Why Education Isn't a Key Factor in Decision Making

What population of educated people are making poor decisions? The answer? Most of them.

The anti-vaccination community boasts that its level of education proves it is making rational decisions. That claim is solid. Solidly wrong.

We all make poor decisions but I am wondering why mothers who refuse to vaccinate their children make decisions like high school students.

I asked my students why our H1N1 vaccination rate was so low. We talked about the flu. We talked about spreading it. We talked about mortality and chances of side effects. We talked about spreading it to elderly relatives and younger siblings. What key piece of information did I miss?

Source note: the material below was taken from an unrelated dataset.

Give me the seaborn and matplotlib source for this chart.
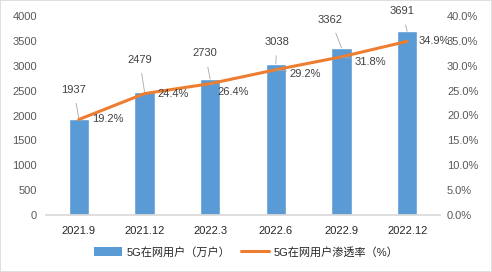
import numpy as np
import pandas as pd
import matplotlib
matplotlib.use("Agg")
import matplotlib.pyplot as plt
from matplotlib.patches import Patch, Rectangle
from matplotlib.lines import Line2D
from matplotlib.ticker import FuncFormatter
import seaborn as sns

# data
periods = ["2021.9", "2021.12", "2022.3", "2022.6", "2022.9", "2022.12"]
users = [1937, 2479, 2730, 3038, 3362, 3691]  # 5G在网用户（万户）
rates = [19.2, 24.4, 26.4, 29.2, 31.8, 34.9]  # 渗透率 %

bar_label = "5G在网用户（万户）"
line_label = "5G在网用户渗透率（%）"

# label offsets in pixels (dx, dy), dy positive = up
bar_off = [(-5, 29), (-5, 32), (-5, 26), (1, 22), (-11, 28), (-5, 20)]
rate_off = [(13, 0), (13, 0), (7, -8), (14, -4), (13, -5), (11, 0)]

sns.set_theme(style="white")
plt.rcParams["font.family"] = ["Liberation Sans", "Noto Sans CJK SC"]

blue = "#5B9BD5"
orange = "#ED7D31"
gray = "#595959"
fs = 8

fig = plt.figure(figsize=(4.92, 2.72), dpi=100)
ax = fig.add_axes([46 / 492, 1 - 215 / 272, (440 - 46) / 492, (215 - 16) / 272])

df = pd.DataFrame({"period": periods, "users": users, "rate": rates})
sns.barplot(data=df, x="period", y="users", color=blue, width=0.31, ax=ax, saturation=1)
ax.set_xlim(-0.5, len(periods) - 0.5)
ax.set_ylim(0, 4000)
ax.set_yticks(np.arange(0, 4001, 500))
ax.set_xlabel("")
ax.set_ylabel("")
for s in ["top", "right", "left"]:
    ax.spines[s].set_visible(False)
ax.spines["bottom"].set_color("#D9D9D9")
ax.tick_params(axis="y", length=0, labelsize=fs, labelcolor=gray, pad=6.5)
ax.tick_params(axis="x", length=0, labelsize=fs, labelcolor="#262626", pad=8)

ax2 = ax.twinx()
sns.lineplot(x=np.arange(len(periods)), y=rates, color=orange, linewidth=2.2, ax=ax2)
ax2.set_ylim(0, 40)
ax2.set_yticks(np.arange(0, 40.1, 5))
ax2.yaxis.set_major_formatter(FuncFormatter(lambda v, p: f"{v:.1f}%"))
for s in ["top", "right", "left", "bottom"]:
    ax2.spines[s].set_visible(False)
ax2.tick_params(axis="y", length=0, labelsize=fs, labelcolor=gray, pad=5)

px = 72 / 100  # pixels -> points

for i, v in enumerate(users):
    dx, dy = bar_off[i]
    ax.annotate(str(v), xy=(i, v), xytext=(dx * px, dy * px), textcoords="offset points",
                ha="center", va="center", fontsize=fs, color="#404040",
                arrowprops=dict(arrowstyle="-", color="#A6A6A6", lw=0.6,
                                shrinkA=4, shrinkB=0))

for i, v in enumerate(rates):
    dx, dy = rate_off[i]
    ax2.annotate(f"{v:.1f}%", xy=(i, v), xytext=(dx * px, dy * px), textcoords="offset points",
                 ha="left", va="center", fontsize=fs, color="#404040",
                 arrowprops=dict(arrowstyle="-", color="#A6A6A6", lw=0.6,
                                 shrinkA=0, shrinkB=0) if dy != 0 else None)

handles = [Patch(facecolor=blue, edgecolor="none"),
           Line2D([0], [0], color=orange, lw=2.2)]
leg = fig.legend(handles, [bar_label, line_label], loc="center", bbox_to_anchor=(0.5, 1 - 252 / 272),
                 ncol=2, frameon=False, fontsize=fs, handlelength=2.5, handleheight=0.8,
                 columnspacing=1.0, handletextpad=0.4)
for t in leg.get_texts():
    t.set_color("#262626")

fig.patches.append(Rectangle((0, 0), 1, 1, transform=fig.transFigure, fill=False,
                             edgecolor="#D9D9D9", lw=1.2))

fig.savefig("out.png", dpi=100)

After thinking about it, one of my students volunteered what he thought should have been obvious to me. Staying home sick is a plus, not a negative. He has utmost faith in his doctor to cure whatever comes. The rest of the class nodded and looked at me like I was dense (which I am) and I realized once more they are not living in my head.

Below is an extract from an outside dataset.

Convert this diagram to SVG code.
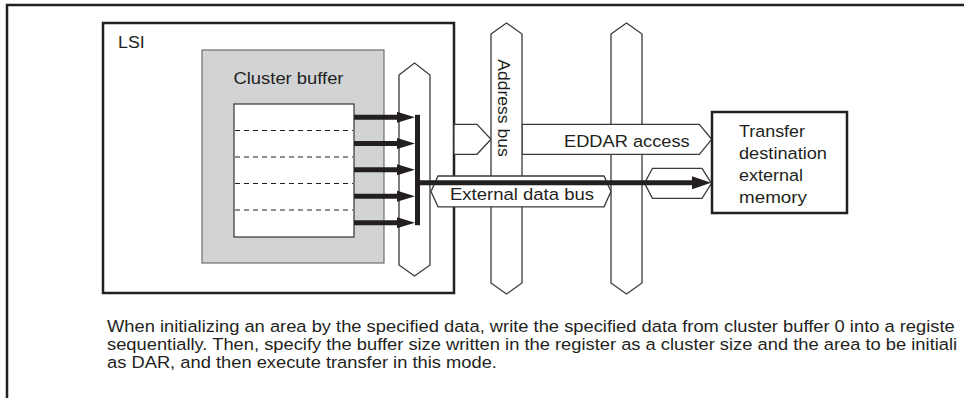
<svg xmlns="http://www.w3.org/2000/svg" width="964" height="398" viewBox="0 0 964 398">
  <style>
    text { font-family: "Liberation Sans", Arial, Helvetica, sans-serif; font-size: 16.3px; fill: #231f20; }
    .frame { fill: none; stroke: #231f20; stroke-width: 2.5; }
    .bus { fill: #ffffff; stroke: #3a3a3a; stroke-width: 1.3; stroke-linejoin: miter; }
    .thick { fill: none; stroke: #231f20; stroke-width: 5; }
    .dash { stroke: #231f20; stroke-width: 1.2; stroke-dasharray: 5 4; }
  </style>
  <defs>
    <marker id="headSmall" markerUnits="userSpaceOnUse" markerWidth="18" markerHeight="11" refX="0" refY="5.5" orient="auto">
      <path d="M0,0 L18,5.5 L0,11 Z" fill="#231f20"/>
    </marker>
    <marker id="headBig" markerUnits="userSpaceOnUse" markerWidth="19" markerHeight="13" refX="0" refY="6.5" orient="auto">
      <path d="M0,0 L19,6.5 L0,13 Z" fill="#231f20"/>
    </marker>
  </defs>

  <g id="page-frame">
    <path class="frame" d="M7,398 V5 H964"/>
  </g>

  <g id="lsi">
    <rect class="frame" x="103" y="23" width="351" height="270"/>
    <text x="118" y="48" textLength="26.7" lengthAdjust="spacingAndGlyphs">LSI</text>
  </g>

  <g id="cluster-buffer">
    <rect x="202" y="50" width="182" height="213" fill="#d1d3d4" stroke="#555555" stroke-width="1"/>
    <text x="233.5" y="83.5" textLength="110" lengthAdjust="spacingAndGlyphs">Cluster buffer</text>
    <rect x="234" y="104" width="120" height="133" fill="#ffffff" stroke="#333333" stroke-width="1.2"/>
    <line class="dash" x1="235" y1="130.5" x2="353" y2="130.5"/>
    <line class="dash" x1="235" y1="157" x2="353" y2="157"/>
    <line class="dash" x1="235" y1="183.5" x2="353" y2="183.5"/>
    <line class="dash" x1="235" y1="210" x2="353" y2="210"/>
  </g>

  <g id="internal-bus">
    <polygon class="bus" points="399,75 414.5,63 430,75 430,265 414.5,276 399,265"/>
  </g>

  <g id="bus-right">
    <polygon class="bus" points="611,34 626.5,23 642,34 642,283 626.5,294 611,283"/>
  </g>

  <g id="eddar-access">
    <polygon class="bus" points="522,124.3 699.3,124.3 711.7,139.3 699.3,154.3 522,154.3"/>
    <polygon class="bus" points="454,124.3 477,124.3 491,139.3 477,154.3 454,154.3"/>
    <text x="564" y="146.8" textLength="125.7" lengthAdjust="spacingAndGlyphs">EDDAR access</text>
  </g>

  <g id="address-bus">
    <polygon class="bus" points="491,34 506.5,23 522,34 522,283 506.5,294 491,283"/>
    <text transform="translate(497.5,59.3) rotate(90)" x="0" y="0" textLength="97.4" lengthAdjust="spacingAndGlyphs">Address bus</text>
  </g>

  <g id="external-data-bus">
    <polygon class="bus" points="438,176 604,176 611,191.4 604,206.8 438,206.8 431,191.4"/>
    <text x="450" y="200" textLength="144" lengthAdjust="spacingAndGlyphs">External data bus</text>
  </g>

  <g id="data-port">
    <polygon class="bus" points="652.5,168.3 702,168.3 711.5,183.3 702,198.3 652.5,198.3 644.5,183.3"/>
  </g>

  <g id="memory">
    <rect class="frame" x="712" y="112" width="135" height="101" fill="#ffffff"/>
    <text x="739" y="137" textLength="66" lengthAdjust="spacingAndGlyphs">Transfer</text>
    <text x="739" y="159" textLength="88" lengthAdjust="spacingAndGlyphs">destination</text>
    <text x="739" y="181" textLength="64" lengthAdjust="spacingAndGlyphs">external</text>
    <text x="739" y="202.5" textLength="68" lengthAdjust="spacingAndGlyphs">memory</text>
  </g>

  <g id="connectors">
    <line class="thick" x1="354" y1="117.3" x2="397" y2="117.3" marker-end="url(#headSmall)"/>
    <line class="thick" x1="354" y1="143.5" x2="397" y2="143.5" marker-end="url(#headSmall)"/>
    <line class="thick" x1="354" y1="169.8" x2="397" y2="169.8" marker-end="url(#headSmall)"/>
    <line class="thick" x1="354" y1="196.2" x2="397" y2="196.2" marker-end="url(#headSmall)"/>
    <line class="thick" x1="354" y1="222.7" x2="397" y2="222.7" marker-end="url(#headSmall)"/>
    <line class="thick" x1="417.5" y1="114.8" x2="417.5" y2="225.2"/>
    <line class="thick" x1="415" y1="182.8" x2="692" y2="182.8" marker-end="url(#headBig)"/>
  </g>

  <g id="caption">
    <text transform="translate(107,331.6) scale(1.125,1)" x="0" y="0">When initializing an area by the specified data, write the specified data from cluster buffer 0 into a registe</text>
    <text transform="translate(107,350) scale(1.125,1)" x="0" y="0">sequentially. Then, specify the buffer size written in the register as a cluster size and the area to be initiali</text>
    <text transform="translate(107,368.3) scale(1.125,1)" x="0" y="0">as DAR, and then execute transfer in this mode.</text>
  </g>
</svg>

When a person's heuristic fails, he or she may not realize it. Education can't help when you don't have adequate information and don't realize it. If a decision is "good enough" to give comfort, it's the one you keep.

Looking at each step in the decision and objective measures of confidence is the only real way to do it. Sometimes this takes too long which is why we satisfice. But there is no excuse when there is ample time and ample good quality advice available.

So why, in the face of advice to the contrary do people hold tight to decisions that are poor?

The controversy surrounding climate change may provide some insight into why people deliberately ignore evidence. Better yet, let me recount a sales technique that is useful to persuade people to make decisions they will hold despite evidence to the contrary.

Probing for social attitudes in a friendly manner that has nothing to do with the goal, you find a common enemy. Then all you have to do is connect the common enemy to the decision. Finally provide a way to take advantage of or injure the common enemy by persuading the person you wish to manipulate that what you want them to to is smart, cool, or acceptable.
Everybody knows that big insurance companies are out to screw you right? You have paid unreasonable premiums to them for many years, right? Then why not tell them your stolen computer was a Mac and not a lousy e-Machine?

When you talk to a climate sceptic, you will find they dislike Al Gore. It doesn't make any difference that Al Gore has nothing to do with the global warming community, you will find that he is strongly connected emotionally in the person's opinion. If you ask an anti-vaccination nutcase about pharmaceutical companies, you will find that they are one of the reasons vaccinations are bad. Because they make too much money.